Do you send out newsletters with your Christmas cards?  Do you like to receive them?

 We got our first Christmas card of the season today in the mail.  It was from elderly relatives and I always look forward to it to see now much more medical information they can pack into one newsletter.   They outdid themselves this year.  It's a month-by-month "diary" of their various ailments, hospitalizations, surgeries, medical procedures and doctor visits.  This year, they added to the joy by listing all the relatives' medical problems, too.  Two pages full.   Typical monthly entry:  February - "we had doctor visits on the 7th, 9th, 13th, 17th and 24th" with *excruciatingly* intimate details on what those visits entailed.  I think you get the picture.

 I used to send out short newsletters at Christmas with details such as "in June ______ finally graduated from high school (six years - go ______! and we celebrated with lunch at McDonald's", "Grandma turned 90 this year and is now playing roller derby with a senior league", "Uncle Bubba finally got out of jail on parole and plans to return to his career of grand theft auto as soon as he gets his ankle monitoring bracelet off", etc, etc.  But now, with everyone knowing everyone's business instantly thanks to social media, there doesn't seem to be any reason to do that any more.

 So, anyone have any funny Christmas newsletters to share?


----------



## AprilT (Dec 8, 2014)

:lofl:  Oh what fun this sounds like.  I've seen a few, nothing like that from my family and none that sound fun as that.


----------



## Falcon (Dec 8, 2014)

Christmas spirit?  FAR from it.  Most of them are brag sheets; Henry graduated with high honors, Fido was 2nd in his obedience class, Gertrude finally got potty trained, and Aunt Penelope got her meds increased to 12 bottles/ day.
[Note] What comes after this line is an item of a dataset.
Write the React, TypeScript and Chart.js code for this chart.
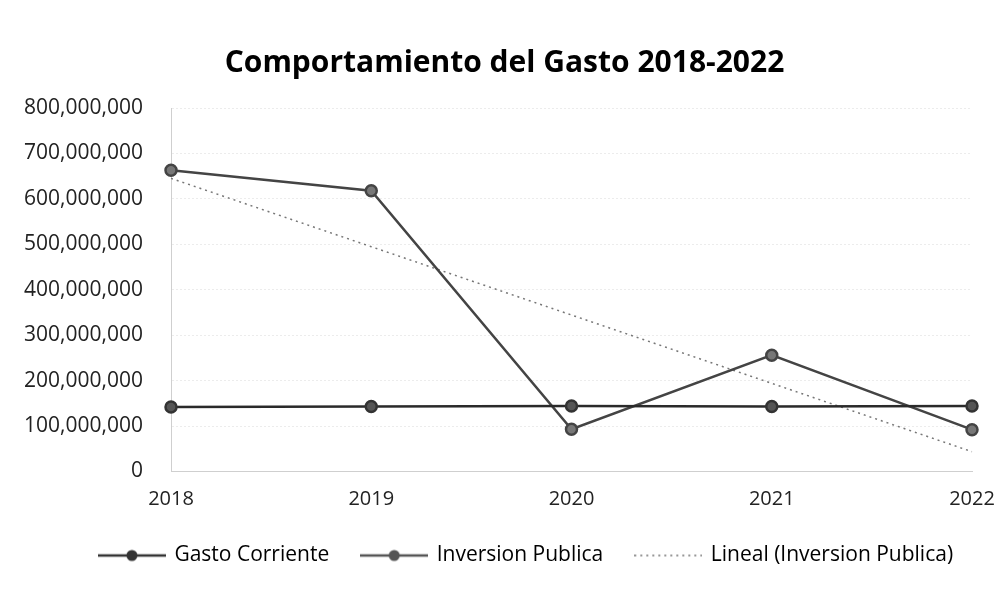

Gawd, I hate those letters!  I never sent them and never will.   Go chug-a-lug an eggnog.


----------



## Debby (Dec 9, 2014)

I don't send cards because they just get thrown out and there's no room for much more than a cursory greeting.  But I do send individual letters to my aging aunts and uncles.  I don't do the 'one size fits all' newsletter.  I got one once from a friend who likes to travel  and it has a kind of impersonal feel to it.


----------



## Ralphy1 (Dec 10, 2014)

Mine this year will be filled with my good medical news, especially in regard to overcoming ED...  nthego:


----------



## RadishRose (Dec 15, 2014)

I never sent those newsletters and have only received a few.. and yes they are brag-sheets. A warm wish for a happy time is all that's needed imho.


----------



## jujube (Dec 15, 2014)

Always good to hear "uplifting" news, Ralphy!


----------